Canada's transport minister has ordered the use of handbrakes on all trains stopped on mountain slopes following a deadly derailment earlier this week in the Rocky Mountains.
Marc Garneau said in a statement late Friday that the order is a precaution until the cause of the derailment is determined. It takes effect immediately.
"My department has issued a Ministerial Order under the Railway Safety Act to all railway companies mandating the use of handbrakes should a train be stopped on a mountain grade after an emergency use of the air brakes. This order takes effect immediately and will remain in effect as long as necessary," said Garneau.
"As I have said many times before, rail safety is my top priority and I will never hesitate to take appropriate actions when necessary."
A Vancouver-bound train with 112 grain cars was parked for two hours with its air brakes engaged on a grade east of Field, B.C., when it started moving on its own early Monday. The train sped up to well over the limit before 99 cars and two locomotives hurtled off the tracks.
Three employees with Canadian Pacific Railway — engineer Andrew Dockrell, conductor Dylan Paradis and trainee Daniel Waldenberger-Bulmer — were killed.
In a statement late Friday, Canadian Pacific said it continues to mourn its railroaders while co-operating with the Transportation Safety Board in its ongoing investigation.
The company said it has reopened the mainline through Field, B.C., and has taken steps to further enhance safety by adding to its existing protocols for trains on mountain grades across its network.
"CP will also fully comply with (Transport Canada's) order relating to train securement," said the statement.
A spokesman with Canadian National Railway, which also travels through the mountains, said that company also endorses the measure by Transport Canada.
The Transportation Safety Board has said handbrakes were not applied in Monday's derailment.
A report by Canadian Pacific Railway detailed how challenging it is to run trains in frigid temperatures. It was about -20 C at the time of the crash.
"Harsh winter conditions are an inescapable reality in Canada's northern climate," says a document titled White Paper: Railroading in the Canadian Winter on Canadian Pacific Railway's website.
"Winter has a profound impact on a railway's operations and its ability to maintain service for its customers."
The white paper said cold increases air leakage from a train's air- brake system that results in varying air pressures between the head and tail end of a train.
"This is a major challenge."
Trains are shortened when temperatures dip below -25 C to ensure pressure remains consistent throughout their entire length, the report said.
A union representative has said the derailed train was shorter than the 135 cars CP has run in recent years.
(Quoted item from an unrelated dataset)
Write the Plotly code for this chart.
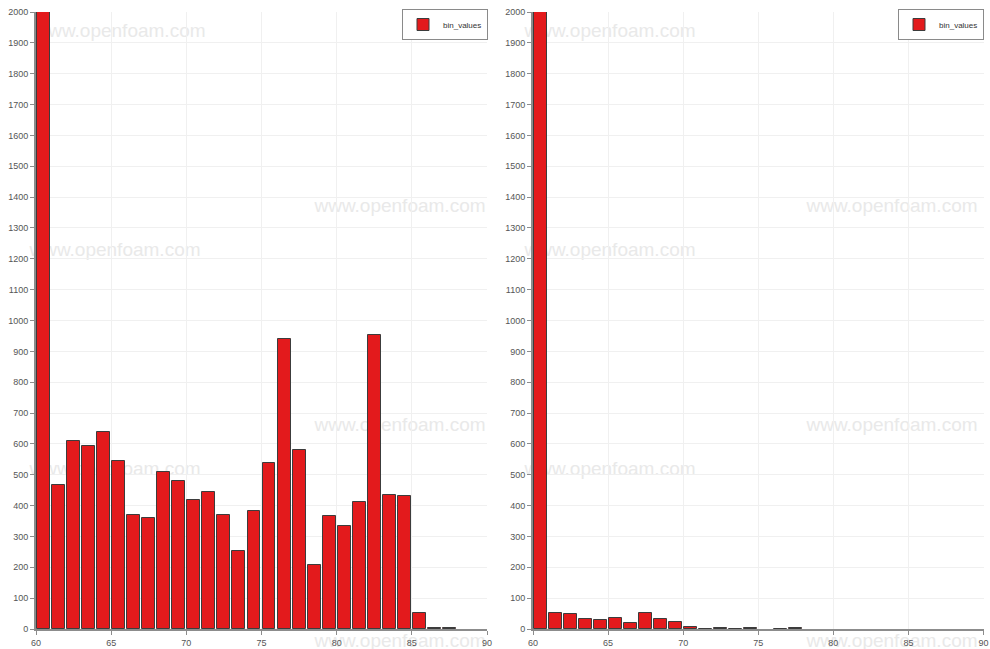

But a veteran Boston-based engineer said 112 cars is large for a train of full grain hoppers.
"Our forefathers in the business would never have put a train together that big under those climatic conditions and expected it to run smoothly," said Joe Mulligan with Railroad Workers United, a volunteer-run group of rank-and-file railroaders across North America.
Mulligan said it would have taken a lot of handbrakes to hold back a train so big. And there was nothing to be done once the train was in motion.
The Calgary-based railway said in the report that it also places locomotives at different points along a train in the winter. Distributing power that way makes it quicker to pressurize air brakes. The train that derailed had a locomotive at the front, middle and end.
In extreme cold, dryers are used to prevent moisture from getting into the brakes, which means it takes longer to pressurize them and do the required safety checks, said the winter railroading report.
"This unavoidably increases the train's terminal dwell time."
The white paper also said train speeds must be reduced in frigid temperatures — by at least 16 km/h below -25 C and by at least 32 km/h at -35 C.
Will Young, a locomotive mechanic based in Kansas City, Mo., and an organizer at Railroad Workers United, said cold weather takes a toll on many train components.
"Things break that normally don't. Steel just becomes brittle. Rubber seals just harden and don't work."
Young said he suspects some sort of mechanical issue caused the braking system to lose power. That could have set off the chain of events that led to the catastrophe.
"It only takes that ever-so-slight touch of momentum."